*Task details:* Pictures aside, repeat every entry exactly.

####

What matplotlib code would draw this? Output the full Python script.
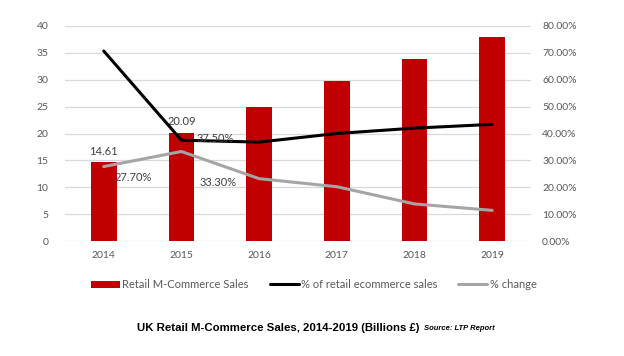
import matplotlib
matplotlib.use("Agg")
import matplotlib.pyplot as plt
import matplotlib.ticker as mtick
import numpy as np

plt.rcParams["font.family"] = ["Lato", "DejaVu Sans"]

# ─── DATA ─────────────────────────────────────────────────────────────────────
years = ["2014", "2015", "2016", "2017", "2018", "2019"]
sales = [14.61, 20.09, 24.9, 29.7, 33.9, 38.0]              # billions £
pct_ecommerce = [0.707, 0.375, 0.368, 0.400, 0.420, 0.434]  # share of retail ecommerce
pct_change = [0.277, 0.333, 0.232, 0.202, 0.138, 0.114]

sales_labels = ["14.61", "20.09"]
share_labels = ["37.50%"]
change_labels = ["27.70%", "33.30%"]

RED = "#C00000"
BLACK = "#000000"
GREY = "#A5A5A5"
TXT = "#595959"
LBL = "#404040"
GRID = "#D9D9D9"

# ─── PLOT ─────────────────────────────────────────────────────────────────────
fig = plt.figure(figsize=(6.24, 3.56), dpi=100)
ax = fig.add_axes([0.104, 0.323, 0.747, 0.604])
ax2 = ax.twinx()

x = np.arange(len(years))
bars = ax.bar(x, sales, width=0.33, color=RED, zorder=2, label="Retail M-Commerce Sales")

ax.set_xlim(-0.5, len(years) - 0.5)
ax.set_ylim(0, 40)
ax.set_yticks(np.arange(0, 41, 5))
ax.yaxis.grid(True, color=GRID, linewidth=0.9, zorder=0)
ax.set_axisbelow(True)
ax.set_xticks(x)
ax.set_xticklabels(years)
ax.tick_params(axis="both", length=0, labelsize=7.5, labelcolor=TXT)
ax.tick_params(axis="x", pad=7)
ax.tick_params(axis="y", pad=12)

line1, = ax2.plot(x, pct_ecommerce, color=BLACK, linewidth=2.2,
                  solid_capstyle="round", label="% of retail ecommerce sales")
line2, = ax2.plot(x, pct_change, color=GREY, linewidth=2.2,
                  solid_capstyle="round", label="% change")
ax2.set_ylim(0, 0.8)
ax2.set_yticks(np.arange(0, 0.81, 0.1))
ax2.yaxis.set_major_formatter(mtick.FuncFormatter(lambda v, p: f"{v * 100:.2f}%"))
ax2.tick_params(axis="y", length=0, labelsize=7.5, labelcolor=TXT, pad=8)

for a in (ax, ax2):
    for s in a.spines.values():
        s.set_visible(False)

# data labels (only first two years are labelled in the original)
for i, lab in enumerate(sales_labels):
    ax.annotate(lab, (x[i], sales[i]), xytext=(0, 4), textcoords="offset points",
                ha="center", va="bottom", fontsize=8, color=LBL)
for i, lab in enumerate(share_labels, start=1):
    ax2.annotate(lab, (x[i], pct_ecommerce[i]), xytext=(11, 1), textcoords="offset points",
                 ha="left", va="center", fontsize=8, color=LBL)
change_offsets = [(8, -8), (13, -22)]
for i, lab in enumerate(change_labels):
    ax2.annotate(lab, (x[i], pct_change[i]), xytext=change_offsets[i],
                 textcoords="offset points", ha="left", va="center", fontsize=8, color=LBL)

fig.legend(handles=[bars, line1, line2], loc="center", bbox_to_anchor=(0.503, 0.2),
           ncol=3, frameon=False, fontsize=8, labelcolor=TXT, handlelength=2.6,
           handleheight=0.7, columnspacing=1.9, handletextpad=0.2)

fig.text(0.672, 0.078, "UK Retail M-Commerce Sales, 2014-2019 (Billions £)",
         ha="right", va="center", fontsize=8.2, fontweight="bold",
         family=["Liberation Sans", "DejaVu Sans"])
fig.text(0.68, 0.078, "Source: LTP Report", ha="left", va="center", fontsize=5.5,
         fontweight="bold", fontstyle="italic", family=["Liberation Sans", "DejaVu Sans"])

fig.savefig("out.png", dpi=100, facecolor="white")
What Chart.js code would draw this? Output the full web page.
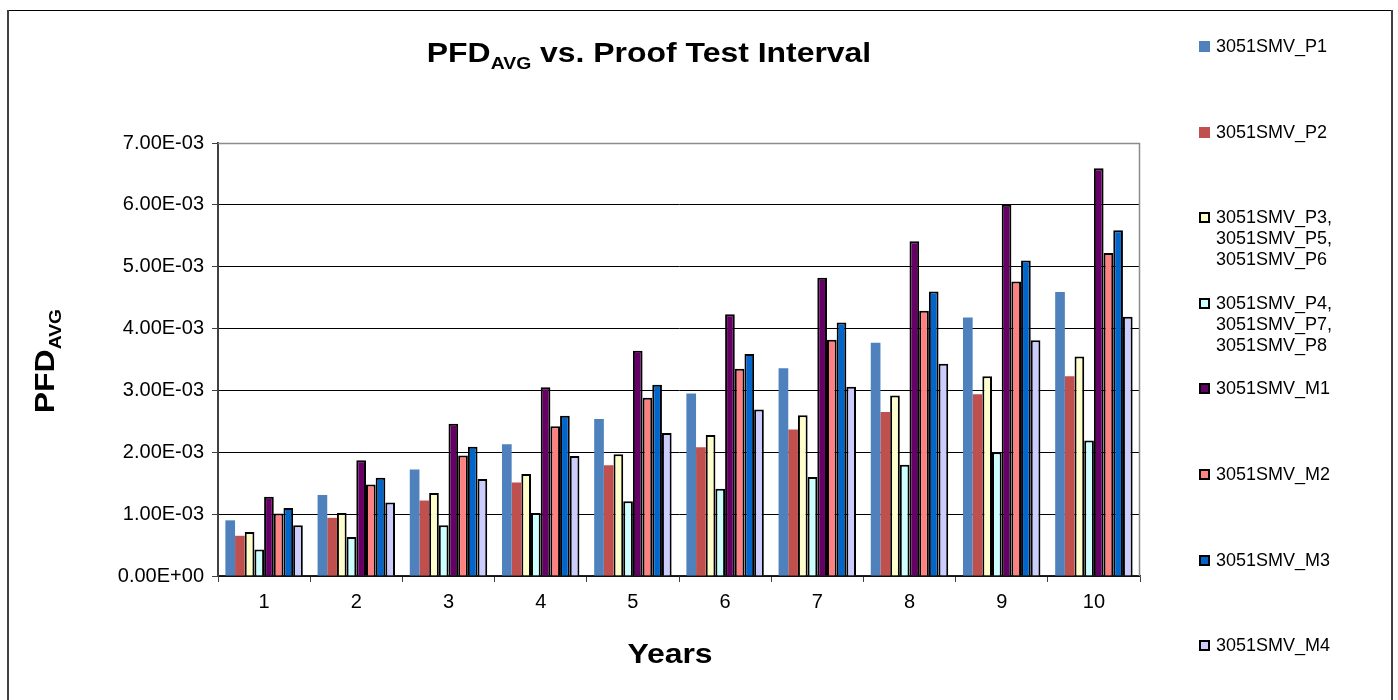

####

*Task response:*
What matplotlib code would draw this? Output the full Python script.
import matplotlib
matplotlib.use("Agg")
import matplotlib.pyplot as plt
import matplotlib.ticker as mtick
import numpy as np

plt.rcParams["font.family"] = ["Lato", "DejaVu Sans"]

# ─── DATA ─────────────────────────────────────────────────────────────────────
years = ["2014", "2015", "2016", "2017", "2018", "2019"]
sales = [14.61, 20.09, 24.9, 29.7, 33.9, 38.0]              # billions £
pct_ecommerce = [0.707, 0.375, 0.368, 0.400, 0.420, 0.434]  # share of retail ecommerce
pct_change = [0.277, 0.333, 0.232, 0.202, 0.138, 0.114]

sales_labels = ["14.61", "20.09"]
share_labels = ["37.50%"]
change_labels = ["27.70%", "33.30%"]

RED = "#C00000"
BLACK = "#000000"
GREY = "#A5A5A5"
TXT = "#595959"
LBL = "#404040"
GRID = "#D9D9D9"

# ─── PLOT ─────────────────────────────────────────────────────────────────────
fig = plt.figure(figsize=(6.24, 3.56), dpi=100)
ax = fig.add_axes([0.104, 0.323, 0.747, 0.604])
ax2 = ax.twinx()

x = np.arange(len(years))
bars = ax.bar(x, sales, width=0.33, color=RED, zorder=2, label="Retail M-Commerce Sales")

ax.set_xlim(-0.5, len(years) - 0.5)
ax.set_ylim(0, 40)
ax.set_yticks(np.arange(0, 41, 5))
ax.yaxis.grid(True, color=GRID, linewidth=0.9, zorder=0)
ax.set_axisbelow(True)
ax.set_xticks(x)
ax.set_xticklabels(years)
ax.tick_params(axis="both", length=0, labelsize=7.5, labelcolor=TXT)
ax.tick_params(axis="x", pad=7)
ax.tick_params(axis="y", pad=12)

line1, = ax2.plot(x, pct_ecommerce, color=BLACK, linewidth=2.2,
                  solid_capstyle="round", label="% of retail ecommerce sales")
line2, = ax2.plot(x, pct_change, color=GREY, linewidth=2.2,
                  solid_capstyle="round", label="% change")
ax2.set_ylim(0, 0.8)
ax2.set_yticks(np.arange(0, 0.81, 0.1))
ax2.yaxis.set_major_formatter(mtick.FuncFormatter(lambda v, p: f"{v * 100:.2f}%"))
ax2.tick_params(axis="y", length=0, labelsize=7.5, labelcolor=TXT, pad=8)

for a in (ax, ax2):
    for s in a.spines.values():
        s.set_visible(False)

# data labels (only first two years are labelled in the original)
for i, lab in enumerate(sales_labels):
    ax.annotate(lab, (x[i], sales[i]), xytext=(0, 4), textcoords="offset points",
                ha="center", va="bottom", fontsize=8, color=LBL)
for i, lab in enumerate(share_labels, start=1):
    ax2.annotate(lab, (x[i], pct_ecommerce[i]), xytext=(11, 1), textcoords="offset points",
                 ha="left", va="center", fontsize=8, color=LBL)
change_offsets = [(8, -8), (13, -22)]
for i, lab in enumerate(change_labels):
    ax2.annotate(lab, (x[i], pct_change[i]), xytext=change_offsets[i],
                 textcoords="offset points", ha="left", va="center", fontsize=8, color=LBL)

fig.legend(handles=[bars, line1, line2], loc="center", bbox_to_anchor=(0.503, 0.2),
           ncol=3, frameon=False, fontsize=8, labelcolor=TXT, handlelength=2.6,
           handleheight=0.7, columnspacing=1.9, handletextpad=0.2)

fig.text(0.672, 0.078, "UK Retail M-Commerce Sales, 2014-2019 (Billions £)",
         ha="right", va="center", fontsize=8.2, fontweight="bold",
         family=["Liberation Sans", "DejaVu Sans"])
fig.text(0.68, 0.078, "Source: LTP Report", ha="left", va="center", fontsize=5.5,
         fontweight="bold", fontstyle="italic", family=["Liberation Sans", "DejaVu Sans"])

fig.savefig("out.png", dpi=100, facecolor="white")
What Chart.js code would draw this? Output the full web page.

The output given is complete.